Com toda a franqueza, digo-vos que, amiúde, me sinto mal neste rectângulo à beira-mar plantado. A falta de coerência e de ética, principalmente na nossa classe política é desesperante. Mas desengane-se quem pense que é apenas nas designadas elites governativas ou em outras pessoas com menor ou maior peso político que tal acontece. Não, no povo, mais ou menos anónimo, entre as classes profissionais ditas mais dignas, entre os estratos sociais (pequeno/médio) burgueses, também tal estado de atitudes e valores está instalado.
O que hoje é assim, manhã é assado. O que ontem era uma verdade indesmentível, jurada a pés juntos, hoje é mentira.
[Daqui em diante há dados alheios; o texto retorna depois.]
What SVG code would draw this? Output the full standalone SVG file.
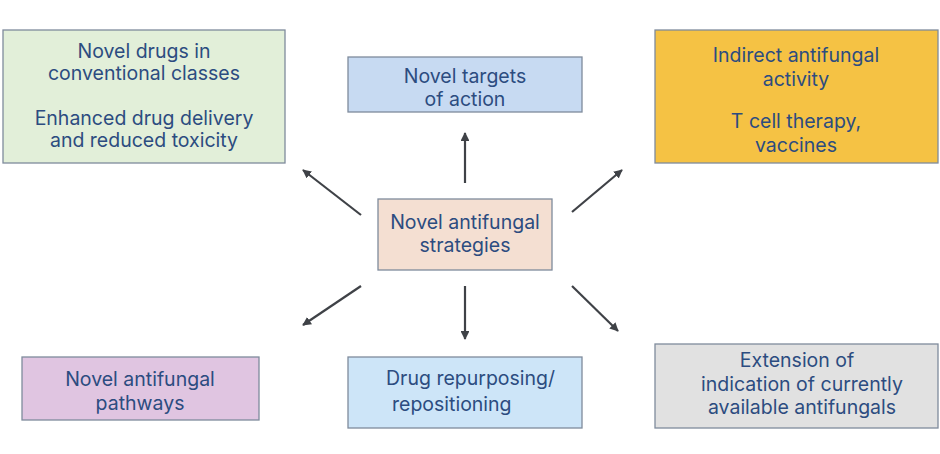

Os que estão “em cima “ são uns malandros, uns gatunos, que apenas sabem governar-se à nossa custa. Nós, bem pelo contrário, somos o exemplo vivo da seriedade, da pontualidade e assiduidade, mesmo que chegamos atrasados quase diariamente e, pior ainda, acharmos que é uma enorme injustiça a marcação da respectiva falta quando a ausência, por vezes, ultrapassa uma hora. Somos um modelo de competência, de um desempenho denodado e, até imaculado, que nos impede de ver televisão, de ler, de ir ao cinema, de ter fins-de-semana, etc., etc., apesar de vez em quando nos escapar a boca para a verdade e lá afirmarmos que “seguimos” esta e aquela telenovela, que vimos o filme X, Y e Z, que vamos diariamente ao ginásio ou à dança, que passamos dois ou três dias neste ou naquele local, entre muitos outros lazeres.
Mas voltando aos políticos, pergunto o que move, por exemplo, Bagão Félix? Infeliz ministro das Finanças de um (des)governo presidido por Santana Lopes, nada de assinalável fez. Lembram-se de uma única medida por ele implementada? Nada, zero, nicles! A não ser aumentar desmesuradamente o défice e, por conseguinte, a dívida, no qual teve exímios seguidores – a dupla José Sócrates e Teixeira dos Santos – nada mais recordamos dele. Governo que Jorge Sampaio teve que demitir, tal era a sua inépcia, e que depois deu origem a uma maioria de má memória.
Hoje, excelentemente bem reformado, Bagão Félix é, pelo menos aparentemente, um homem amargurado. Primeiro, porque ninguém fala do seu legado – não se pode falar do inexistente, acrescento eu. Por outro lado, sente uma enorme frustração já que, mensalmente, lhe vão ao bolso retirar umas míseras migalhas da sua choruda pensão. É caso para dizer: lágrimas de crocodilo leva-as o vento.
No entanto, se chorasse sozinho, ainda vá que não vá. Mas aliar-se a indivíduos como João Cravinho, conotado com o sector mais esquerdista do PS, com quem elaborou o Manifesto dos 70, com vista à reestruturação da dívida ou, dito por outras palavras, a solicitação do perdão do que devemos, não lembra ao diabo. E depois dar a subscrever o dito documento a tantas outras personalidades – algumas, entretanto, já fizeram marcha-atrás -, entre as quais Manuel Carvalho da Silva, ex-dirigente máximo da CGTP e comunista confesso! Alguém, a não ser num acto de desespero, se lembraria de algo semelhante?